No campo um pouco mais sofisticado, um malware (programa malicioso) WhisperGate foi detectado em janeiro. É um vírus projetado para apagar informações a fim de deixar computadores e sistemas inoperantes, parecido com o NotPetya, de 2017.

Agora que o conflito acontece também no mundo físico, resta ver qual o papel dos ataques virtuais dos russos na guerra.

"Os russos não ganharão a guerra [com ciberataques], mas certamente poderão tornar tudo mais fácil", disse Aaron Brantly, professor de ciência política com foco em cibersegurança da universidade Virginia Tech, nos EUA, ao jornal Washington Post.

Outra incógnita são os efeitos de eventuais respostas à Rússia com ataques hackers. Até o momento, não há um toma lá dá cá cibernético conhecido. Até porque a discrepância bélica entre ucranianos e russos também aparece no poder de hacking.

Uma reação dos EUA, no entanto, mudaria as coisas de figura. Em fala nesta quinta-feira (24), o presidente americano, Joe Biden, não deixou claro se as retaliações contra a Rússia diante de eventuais ataques aos Estados Unidos viriam na forma de ofensivas virtuais.

E aí aparece outro ponto para monitorar nos próximos dias: se os ciberataques vão também se voltar para outras regiões além da Ucrânia.

Poucos países são tão perigosos nesse setor quanto a Rússia, acusada de acobertar (e apoiar ou recrutar) alguns dos principais grupos cibercriminosos do planeta. Com isso, uma decisão de disseminar hacks por outros países pode ter efeitos perversos, mesmo que não intencionais.

Foi o caso com o supracitado NotPetya. O programa malicioso voltado à Ucrânia se espalhou para além do país e causou prejuízos em outras localidades, estimados em US$ 10 bilhões (R$ 51 bi) pelo governo americano.
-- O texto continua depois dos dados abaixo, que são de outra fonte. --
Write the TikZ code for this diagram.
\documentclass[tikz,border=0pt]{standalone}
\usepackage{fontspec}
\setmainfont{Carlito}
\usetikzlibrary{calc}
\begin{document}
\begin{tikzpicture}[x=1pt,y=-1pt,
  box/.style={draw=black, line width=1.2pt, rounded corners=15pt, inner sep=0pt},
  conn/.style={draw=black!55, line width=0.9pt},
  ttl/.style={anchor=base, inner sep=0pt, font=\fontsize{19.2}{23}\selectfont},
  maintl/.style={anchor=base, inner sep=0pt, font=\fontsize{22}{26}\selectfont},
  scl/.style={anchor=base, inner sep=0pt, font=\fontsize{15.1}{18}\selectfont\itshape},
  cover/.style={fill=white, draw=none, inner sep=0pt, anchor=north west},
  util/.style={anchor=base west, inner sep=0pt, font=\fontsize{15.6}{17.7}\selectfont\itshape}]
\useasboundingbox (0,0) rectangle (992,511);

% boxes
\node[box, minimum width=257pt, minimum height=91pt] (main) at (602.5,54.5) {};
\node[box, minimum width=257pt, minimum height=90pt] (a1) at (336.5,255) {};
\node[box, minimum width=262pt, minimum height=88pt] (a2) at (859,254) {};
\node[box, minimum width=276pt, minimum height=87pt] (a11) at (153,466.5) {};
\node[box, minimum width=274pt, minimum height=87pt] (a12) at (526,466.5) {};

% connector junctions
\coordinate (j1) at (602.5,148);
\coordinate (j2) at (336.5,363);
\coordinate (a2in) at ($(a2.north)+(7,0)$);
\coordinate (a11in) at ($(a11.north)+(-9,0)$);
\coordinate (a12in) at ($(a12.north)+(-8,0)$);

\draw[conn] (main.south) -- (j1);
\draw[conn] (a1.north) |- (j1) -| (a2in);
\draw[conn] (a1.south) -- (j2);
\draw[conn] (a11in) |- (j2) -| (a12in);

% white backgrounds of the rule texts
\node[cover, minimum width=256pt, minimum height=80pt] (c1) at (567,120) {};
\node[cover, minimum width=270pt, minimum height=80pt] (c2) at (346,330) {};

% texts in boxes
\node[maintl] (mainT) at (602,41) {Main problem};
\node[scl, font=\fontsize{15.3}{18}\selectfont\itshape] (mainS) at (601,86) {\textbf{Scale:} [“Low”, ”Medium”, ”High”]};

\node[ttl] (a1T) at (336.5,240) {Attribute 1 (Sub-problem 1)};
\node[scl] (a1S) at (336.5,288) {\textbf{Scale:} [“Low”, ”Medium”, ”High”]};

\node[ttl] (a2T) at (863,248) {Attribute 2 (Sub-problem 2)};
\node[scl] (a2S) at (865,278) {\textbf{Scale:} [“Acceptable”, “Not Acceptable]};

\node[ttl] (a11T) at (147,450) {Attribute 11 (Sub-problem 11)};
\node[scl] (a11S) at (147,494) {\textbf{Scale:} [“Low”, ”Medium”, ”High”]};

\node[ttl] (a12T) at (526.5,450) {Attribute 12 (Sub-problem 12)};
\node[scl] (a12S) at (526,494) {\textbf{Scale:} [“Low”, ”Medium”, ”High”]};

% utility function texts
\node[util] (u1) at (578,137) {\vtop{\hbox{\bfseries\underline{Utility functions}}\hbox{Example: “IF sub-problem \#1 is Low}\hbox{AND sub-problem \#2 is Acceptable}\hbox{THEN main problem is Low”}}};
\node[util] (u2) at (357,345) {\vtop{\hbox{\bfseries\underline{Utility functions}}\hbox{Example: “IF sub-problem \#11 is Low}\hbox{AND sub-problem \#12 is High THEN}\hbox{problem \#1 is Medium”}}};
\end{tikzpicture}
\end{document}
No dia 11, os EUA emitiram alerta dizendo que, apesar de não verem uma ameaça iminente, instituições no país podem ser alvos de ataque e as orientou em como se defender. À reportagem o grupo de pesquisas da empresa de cibersegurança Palo Alto Networks afirmou que, embora campanhas direcionadas sejam mais prováveis contra países da Europa e os Estados Unidos, o efeito colateral pode chegar a outros países.